Aşk, Kader, Zevk ve Mutluluk gibi dört derya deniz başlık varken meydana getireceğiniz film bu değildir, onu geçtik. Mesela Forest Whitaker'ın hikayesi Mutluluk'un neresinden konuşuyor, Brendan Fraser'ın oynadığı bodyguardın adı niye Zevk ve onun anlatmak istediği Zevk neyin Zevk'i? Sarah Michelle Gellar ile yatmanın mı, yoksa ikide bir dayak yemenin ya da dayak atmanın mı? Dalga geçtiğim düşünülmesin. Kabaca anlatılan şey sahiden bunlardan başkasına fazladan vurgu yapmıyor. Tabi ki film, bu karakterlere göre belirlediği soyut kavramların altını doldurma endişesi de taşıyor. Ama o kadar zorlama şekilde yapıyor ki bunu, haliyle "evet bu karakter şu sebepten dolayı Mutluluk, bu sebepten dolayı Zevk'i temsil ediyor" diyebilirsiniz. Fakat bu söylediğinize bir zaman gelir kendiniz de inanmazsınız.

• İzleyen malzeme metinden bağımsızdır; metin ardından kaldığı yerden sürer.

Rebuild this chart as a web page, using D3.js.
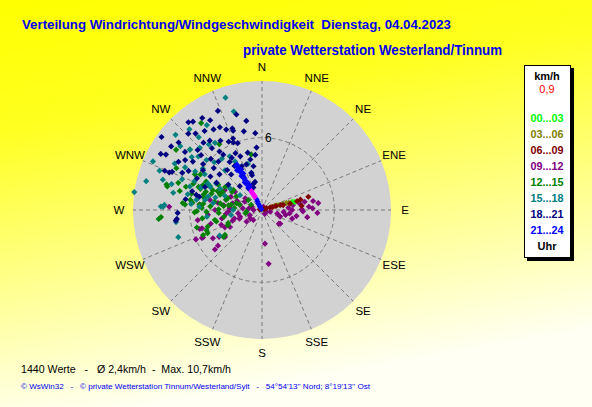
<!DOCTYPE html>
<html><head><meta charset="utf-8">
<script src="https://cdn.jsdelivr.net/npm/d3@7"></script>
<style>html,body{margin:0;padding:0;overflow:hidden;}svg{display:block;font-family:"Liberation Sans",Arial,sans-serif;}</style>
</head><body>
<svg id="c" width="592" height="407"></svg>
<script>
// ---- data ----
const title1 = "Verteilung Windrichtung/Windgeschwindigkeit  Dienstag, 04.04.2023";
const title2 = "private Wetterstation Westerland/Tinnum";
const statsText = "1440 Werte   -   Ø 2,4km/h  -  Max. 10,7km/h";
const footerText = "© WsWin32   -   © private Wetterstation Tinnum/Westerland/Sylt   -   54°54'13'' Nord; 8°19'13'' Ost";
const directions = ["N","NNE","NE","ENE","E","ESE","SE","SSE","S","SSW","SW","WSW","W","WNW","NW","NNW"];
const maxSpeed = 10.7;
const ringTicks = [6];
const currentSpeed = "0,9";
const hourLabels = ["00...03","03...06","06...09","09...12","12...15","15...18","18...21","21...24"];
const hourColors = ["#00ff00","#808000","#800000","#800080","#008000","#008080","#000080","#0000ff"];

// [direction in degrees, speed km/h]
const h0003 = [[75,2.6],[76,2.8]];
const h0306 = [[72,0.8],[72,1.1],[73,1.3],[74,1.5],[74,1.8],[74,2.1],[75,2.3]];
const h0609 = [[63,0.2],[68,0.4],[73,0.7],[75,0.9],[74,1.2],[75,1.6],[77,1.8],[77,2.4],[76,3.0],[75,3.3],[84,3.3],[74,4.0],[289,0.2]];
const h0912 = [[81,2.6],[81,3.2],[89,3.3],[86,3.9],[90,2.5],[102,2.0],[100,2.9],[95,1.8],[103,1.3],[102,0.7],[127,1.9],[145,0.4],
  [247,1.1],[253,1.9],[253,2.4],[277,1.1],[83,4.7],[92,3.4],[97,2.3],[129,1.8],[235,1.2],[249,2.0],[262,2.0],[273,2.7],[277,3.2],
  [270,3.9],[265,4.5],[261,5.4],[275,5.2],[292,3.8],[304,2.7],[305,1.7],[275,1.6],[270,0.7],[281,4.4],[286,3.1],[283,2.5],
  [175,2.8],[173,4.5],[233,1.6],[242,3.0],[250,3.6],[234,3.8],[240,4.7],[245,5.4],[231,4.7],[230,5.1],[253,5.2],[253,5.4],
  [288,0.9],[22,0.3],[245,5.5],[110,0.4],[221,1.1],[267,2.8],[272,7.7],[298,3.5],[293,2.8],[296,1.6],[279,3.7],[88,4.2],[79,3.6],[106,2.6],
  [258,3.4],[264,3.0],[250,2.6],[245,3.4],[238,4.2],[284,1.9],[290,2.2],[80,4.3],[85,2.2],[93,4.6],[99,3.8],[110,1.6],[255,4.4],[246,6.0]];
const h1215 = [[325,8.8],[305,8.7],[310,7.8],[284,8.1],[288,7.3],[298,6.3],[289,5.4],[288,4.9],[274,6.4],[276,5.8],[276,4.9],
  [290,3.7],[286,3.1],[301,2.9],[288,4.4],[349,4.7],[327,6.5],[285,8.2],[275,6.6],[283,6.0],[269,5.4],[282,4.9],[274,4.3],
  [258,4.0],[279,3.5],[274,2.3],[283,1.9],[264,1.3],[265,8.6],[293,5.3],[292,4.4],[305,2.9],[250,4.9],[256,3.9],[300,5.9],
  [296,7.9],[291,6.1],[295,3.6],[298,2.4],[306,1.4],[296,1.0],[268,5.6],[275,5.2],[246,3.1],[247,4.9],[235,3.9],[285,2.2],
  [259,1.4],[278,2.8],[266,3.6],[266,8.4],[247,5.3],[236,3.7],[249,3.0],[253,4.7],
  [280,4.0],[285,5.0],[290,5.6],[295,4.8],[300,4.2],[278,6.0],[283,7.0],[272,5.0],[268,4.6],[262,5.0],[287,6.6],[293,4.0],
  [280,2.6],[276,3.2],[297,5.2],[289,3.0],[271,3.6],[260,3.2],[255,5.6],[302,3.6]];
const h1518 = [[342,9.8],[344,8.5],[327,8.4],[318,9.0],[311,9.5],[319,8.0],[321,7.0],[294,9.9],[291,9.1],[310,7.8],[315,7.3],
  [307,7.3],[310,6.9],[322,5.4],[329,5.2],[317,4.5],[331,4.6],[284,9.9],[287,8.6],[281,7.5],[272,8.2],[291,7.1],[288,6.3],
  [293,6.1],[294,4.7],[297,3.9],[304,3.2],[282,6.3],[279,5.5],[284,4.6],[278,4.1],[278,10.7],[344,3.2],[343,4.0],[272,8.4],
  [252,7.3],[262,7.2],[275,5.9],[273,5.2],[263,4.6],[239,4.1],[261,2.6],[270,2.4],[273,8.1],[302,5.6],[299,7.3],[304,2.2],[291,3.3],
  [296,5.0],[300,6.4],[305,6.0],[290,5.4],[286,7.8],[298,8.2],[312,6.2],[308,8.6],[285,4.0],[280,4.8],[315,5.6],[325,6.8],[300,4.4]];
const h1821 = [[336,9.0],[320,9.5],[322,9.3],[306,10.3],[309,8.9],[319,8.4],[324,8.1],[329,7.8],[333,7.7],[336,7.3],[340,7.0],
  [347,6.7],[355,6.4],[319,7.4],[323,7.2],[329,6.7],[334,6.3],[340,5.9],[305,9.2],[299,9.6],[300,9.2],[307,8.0],[313,7.3],
  [321,6.6],[324,6.0],[335,5.2],[338,4.8],[346,4.9],[347,4.3],[303,7.6],[305,7.0],[293,8.1],[292,8.3],[298,6.9],[304,5.9],
  [311,5.3],[319,4.4],[328,4.3],[335,4.0],[296,6.0],[303,5.1],[310,4.6],[319,3.9],[331,3.2],[344,3.0],[292,5.1],[301,4.4],
  [307,3.5],[317,2.7],[328,2.1],[342,2.3],[285,6.0],[282,5.3],[292,8.7],[295,7.3],[283,5.6],[278,6.4],[263,7.2],[268,7.0],
  [264,7.1],[327,9.1],[340,7.2],[337,6.1],[355,5.2],[353,4.6],[349,3.7],[344,3.2],[346,2.4],[339,2.0],[341,4.0],
  [315,6.0],[318,5.4],[325,5.6],[330,5.0],[312,6.8],[316,8.8],[330,8.6],[345,8.2],[350,7.5],[338,6.4],[326,4.8],[333,3.8],[308,6.2],[300,8.0]];
const h2124 = [[331,4.3],[330,4.2],[331,4.0],[332,3.8],[330,3.7],[331,3.5],[329,3.3],[330,3.1],[331,3.0],[330,2.8],[332,2.6],
  [330,2.4],[329,2.2],[331,2.1],[330,1.9],[333,1.0],[332,0.8],[330,0.6],[331,0.4],[329,0.3],[330,0.1],[328,3.9],[333,3.4],[328,2.7],[333,2.3]];
const hCurrent = [[331,1.8],[330,1.65],[331,1.5],[332,1.35],[331,1.25]];
const currentColor = "#ff00ff";

// ---- drawing ----
const svg = d3.select("#c");
const W = 592, H = 407;
const defs = svg.append("defs");
const grad = defs.append("linearGradient").attr("id","bg").attr("x1","0").attr("y1","0").attr("x2","0.25").attr("y2","1");
grad.append("stop").attr("offset","0").attr("stop-color","#ffff00");
grad.append("stop").attr("offset","0.3").attr("stop-color","#ffff20");
grad.append("stop").attr("offset","1").attr("stop-color","#fffff4");
svg.append("rect").attr("width",W).attr("height",H).attr("fill","url(#bg)");

const cx = 262, cy = 210, R = 129;
const r = d3.scaleLinear().domain([0, maxSpeed]).range([0, R]);
const ang = d3.scaleLinear().domain([0, 360]).range([0, 2*Math.PI]);
const px = (d) => cx + r(d[1]) * Math.sin(ang(d[0]));
const py = (d) => cy - r(d[1]) * Math.cos(ang(d[0]));

const g = svg.append("g");
g.append("circle").attr("cx",cx).attr("cy",cy).attr("r",R).attr("fill","#d2d2d2");

// radial grid
const dirAngles = directions.map((d,i)=>i*360/directions.length);
g.selectAll("line.rad").data(dirAngles).join("line")
  .attr("x1",cx).attr("y1",cy)
  .attr("x2",d=>px([d,maxSpeed])).attr("y2",d=>py([d,maxSpeed]))
  .attr("stroke","#7a7a7a").attr("stroke-width",1).attr("stroke-dasharray","4,3");
g.selectAll("circle.ring").data(ringTicks).join("circle")
  .attr("cx",cx).attr("cy",cy).attr("r",d=>r(d))
  .attr("fill","none").attr("stroke","#7a7a7a").attr("stroke-dasharray","4,3");
g.selectAll("text.ring").data(ringTicks).join("text")
  .attr("x",cx+3).attr("y",d=>cy-r(d)).attr("dy","0.35em")
  .attr("font-size",12).attr("fill","#000").text(d=>d);

// direction labels
const labR = 143;
g.selectAll("text.dir").data(directions).join("text")
  .attr("x",(d,i)=>cx + labR*Math.sin(ang(dirAngles[i])))
  .attr("y",(d,i)=>cy - labR*Math.cos(ang(dirAngles[i])))
  .attr("text-anchor","middle").attr("dy","0.36em")
  .attr("font-size",11.5).attr("fill","#000").text(d=>d);

// points
const sym = d3.symbol(d3.symbolSquare, 19);
const drawOrder = [
  {data:h0912, color:hourColors[3]},
  {data:h1215, color:hourColors[4]},
  {data:h1518, color:hourColors[5]},
  {data:h1821, color:hourColors[6]},
  {data:h0003, color:hourColors[0]},
  {data:h0306, color:hourColors[1]},
  {data:h0609, color:hourColors[2]},
  {data:h2124, color:hourColors[7]},
  {data:hCurrent, color:currentColor}
];
drawOrder.forEach(s=>{
  g.append("g").selectAll("path").data(s.data).join("path")
    .attr("d",sym)
    .attr("transform",d=>`translate(${px(d)},${py(d)}) rotate(45)`)
    .attr("fill",s.color);
});

// titles
svg.append("text").attr("x",22).attr("y",29).attr("font-size",13.5).attr("font-weight","bold")
  .attr("fill","#0000ee").attr("textLength",429).attr("lengthAdjust","spacingAndGlyphs")
  .style("white-space","pre").text(title1);
svg.append("text").attr("x",243).attr("y",54.5).attr("font-size",14).attr("font-weight","bold")
  .attr("fill","#0000ee").attr("textLength",259).attr("lengthAdjust","spacingAndGlyphs").text(title2);

// legend
const lg = svg.append("g");
lg.append("rect").attr("x",527).attr("y",68).attr("width",47).attr("height",193).attr("fill","#000");
lg.append("rect").attr("x",524.5).attr("y",65.5).attr("width",46).attr("height",192).attr("fill","#fff").attr("stroke","#000").attr("stroke-width",1);
const lx = 547;
lg.append("text").attr("x",lx).attr("y",75.7).attr("dy","0.35em").attr("text-anchor","middle")
  .attr("font-size",11).attr("font-weight","bold").text("km/h");
lg.append("text").attr("x",lx).attr("y",89.5).attr("dy","0.35em").attr("text-anchor","middle")
  .attr("font-size",11).attr("fill","#ff0000").text(currentSpeed);
const lsy = d3.scaleLinear().domain([0,7]).range([117.7,229.7]);
lg.selectAll("text.hr").data(hourLabels).join("text")
  .attr("x",lx).attr("y",(d,i)=>lsy(i)).attr("dy","0.35em").attr("text-anchor","middle")
  .attr("font-size",11).attr("font-weight","bold").attr("fill",(d,i)=>hourColors[i])
  .attr("textLength",33).attr("lengthAdjust","spacingAndGlyphs").text(d=>d);
lg.append("text").attr("x",lx).attr("y",245.7).attr("dy","0.35em").attr("text-anchor","middle")
  .attr("font-size",11).attr("font-weight","bold").text("Uhr");

// bottom texts
svg.append("text").attr("x",21).attr("y",372.7).attr("font-size",11).attr("fill","#000")
  .attr("textLength",210).attr("lengthAdjust","spacingAndGlyphs").style("white-space","pre").text(statsText);
svg.append("text").attr("x",21).attr("y",388.7).attr("font-size",7.5).attr("fill","#0000ee")
  .attr("textLength",349).attr("lengthAdjust","spacingAndGlyphs").style("white-space","pre").text(footerText);
</script>
</body></html>
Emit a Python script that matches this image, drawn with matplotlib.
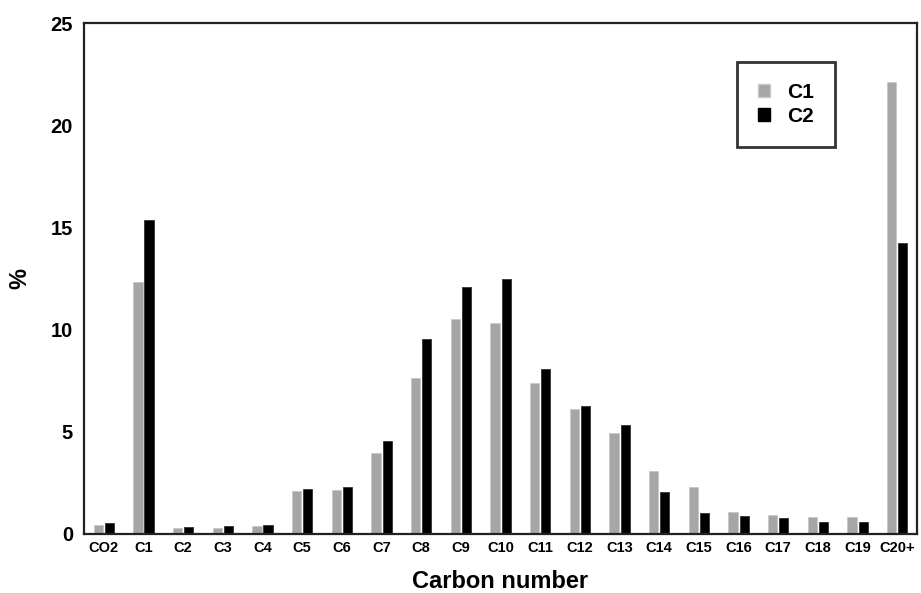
import numpy as np
import matplotlib.pyplot as plt
from matplotlib.patches import Patch

plt.rcParams["font.family"] = ["Liberation Sans", "DejaVu Sans"]
plt.rcParams["font.weight"] = "bold"

# carbon number distribution (%)
categories = ["CO2", "C1", "C2", "C3", "C4", "C5", "C6", "C7", "C8", "C9", "C10",
              "C11", "C12", "C13", "C14", "C15", "C16", "C17", "C18", "C19", "C20+"]
c1_values = [0.42, 12.34, 0.28, 0.28, 0.39, 2.10, 2.15, 3.95, 7.62, 10.50, 10.32,
             7.40, 6.10, 4.93, 3.10, 2.28, 1.09, 0.91, 0.82, 0.82, 22.13]
c2_values = [0.55, 15.35, 0.33, 0.38, 0.42, 2.19, 2.28, 4.55, 9.52, 12.10, 12.48,
             8.09, 6.28, 5.33, 2.07, 1.03, 0.90, 0.80, 0.60, 0.60, 14.22]
series_names = ["C1", "C2"]
yticks = [0, 5, 10, 15, 20, 25]

x = np.arange(len(categories))
w = 0.23
off = 0.14

fig = plt.figure(figsize=(9.21, 5.93), dpi=100)
ax = fig.add_axes([0.0912, 0.0995, 0.9045, 0.8617])

ax.bar(x - off, c1_values, w, color="#a6a6a6", edgecolor="#c8c8c8", linewidth=0.6)
ax.bar(x + off, c2_values, w, color="black", edgecolor="#333333", linewidth=0.6)

ax.set_xlim(-0.5, len(categories) - 0.5)
ax.set_ylim(0, 25)
ax.set_xticks(x)
ax.set_xticklabels(categories, fontsize=10.5, fontweight="bold")
ax.set_yticks(yticks)
ax.set_yticklabels([str(t) for t in yticks], fontsize=14.5, fontweight="bold")
ax.tick_params(axis="both", length=0)
ax.tick_params(axis="x", pad=5)
ax.tick_params(axis="y", pad=8)

for s in ax.spines.values():
    s.set_linewidth(1.6)
    s.set_color("#222222")

ax.set_xlabel("Carbon number", fontsize=17, fontweight="bold", labelpad=11)
ax.set_ylabel("%", fontsize=17, fontweight="bold", labelpad=14)

handles = [Patch(facecolor="#a6a6a6", edgecolor="#c8c8c8"),
           Patch(facecolor="black", edgecolor="black")]
leg = ax.legend(handles, series_names, loc="upper left", bbox_to_anchor=(0.784, 0.924),
                prop={"weight": "bold", "size": 15}, frameon=True,
                fancybox=False, handlelength=0.6, handleheight=0.6, handletextpad=0.8,
                borderpad=1.0, labelspacing=0.25, borderaxespad=0)
leg.get_frame().set_edgecolor("black")
leg.get_frame().set_linewidth(2)

fig.canvas.draw()
# stretch the legend frame to the right like the reference box
fr = leg.get_frame()
fr.set_width(fr.get_width() + 22)

fig.savefig("out.png", dpi=100)
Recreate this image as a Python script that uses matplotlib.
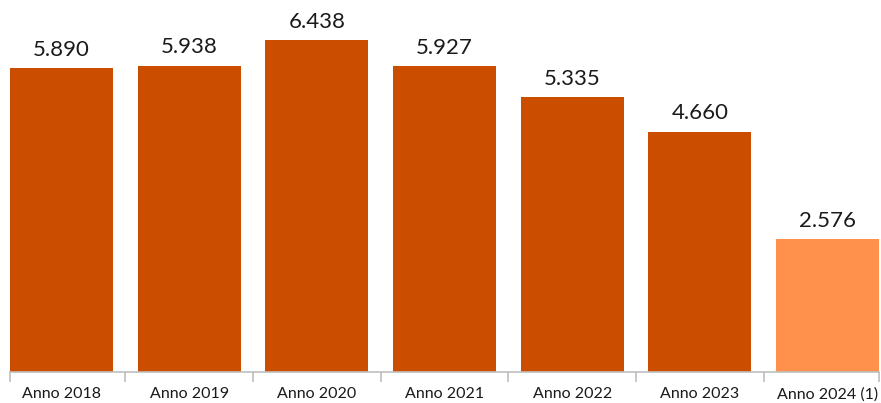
import numpy as np
import matplotlib.pyplot as plt

categorie = ['Anno 2018', 'Anno 2019', 'Anno 2020', 'Anno 2021', 'Anno 2022', 'Anno 2023', 'Anno 2024 (1)']
valori = [5890, 5938, 6438, 5927, 5335, 4660, 2576]
colori = ['#CB4D00'] * 6 + ['#FF914C']

plt.rcParams['font.family'] = ['Lato', 'DejaVu Sans']

fig = plt.figure(figsize=(8.81, 4.03), dpi=100)
ax = fig.add_axes([10/881, 31/403, 869/881, 372/403])

x = np.arange(len(categorie))
larghezza = 0.806
ax.bar(x, valori, width=larghezza, color=colori)

for xi, v in zip(x, valori):
    testo = f'{v:,}'.replace(',', '.')
    ax.annotate(testo, (xi, v), xytext=(0, 6), textcoords='offset points',
                ha='center', va='bottom', fontsize=16, color='#1a1a1a')

ax.set_xlim(-larghezza/2, len(categorie) - 1 + larghezza/2)
ax.set_ylim(0, max(valori) * 372 / 332)

# tick di separazione tra le categorie
bordi = [-larghezza/2] + [i + 0.5 for i in range(len(categorie) - 1)] + [len(categorie) - 1 + larghezza/2]
ax.set_xticks(bordi)
ax.set_xticklabels([])
ax.tick_params(axis='x', length=7, color='#BFBFBF', width=1.2)
ax.set_xticks(x, minor=True)
ax.set_xticklabels(categorie, minor=True, fontsize=11.5, color='#1a1a1a')
ax.tick_params(axis='x', which='minor', length=0, pad=11)

ax.set_yticks([])
for s in ['top', 'left', 'right']:
    ax.spines[s].set_visible(False)
ax.spines['bottom'].set_color('#BFBFBF')
ax.spines['bottom'].set_linewidth(1.2)

fig.savefig('out.png', dpi=100)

Durum böyle olunca takdir ettiğimiz bazı oyuncular değil filmin gidişatına müdahale etmek, onun bir parçası olmanın sıkıntısıyla size hiçbirşey ifade etmezler. Başka bir yönetmenin çekmesinin de hiçbir şeyi değiştireceğini sanmıyorum. Örneğin içler acısı son bölüm Love'da o havadan gelen para saçmalığını başka birisi nasıl anlatacaktı? Bob Dylan demiş ya: "Sistem değişmedikçe Amerika Başkanı ben olsam neye yarar?" En başta bu senaryo çöpe atılıp sil baştan yenisi yazılacak ki, ondan sonra yönetmen filmini mi çekiyor, kendi limitlerini mi zorluyor, yaratıcılığını mı deniyor, prodüktörleri mi memnun ediyor, ne yaparsa yapsın. Son olarak, kesişen hayatlar deyince neden bir arabanın önüne atlama sahnesi zorunluluğu hissediliyor onu da anlamam. Finlandiya yapımı Paha Maa da bile bu klişe vardı. Demek ki Amerikalıların tekelinde değilmiş.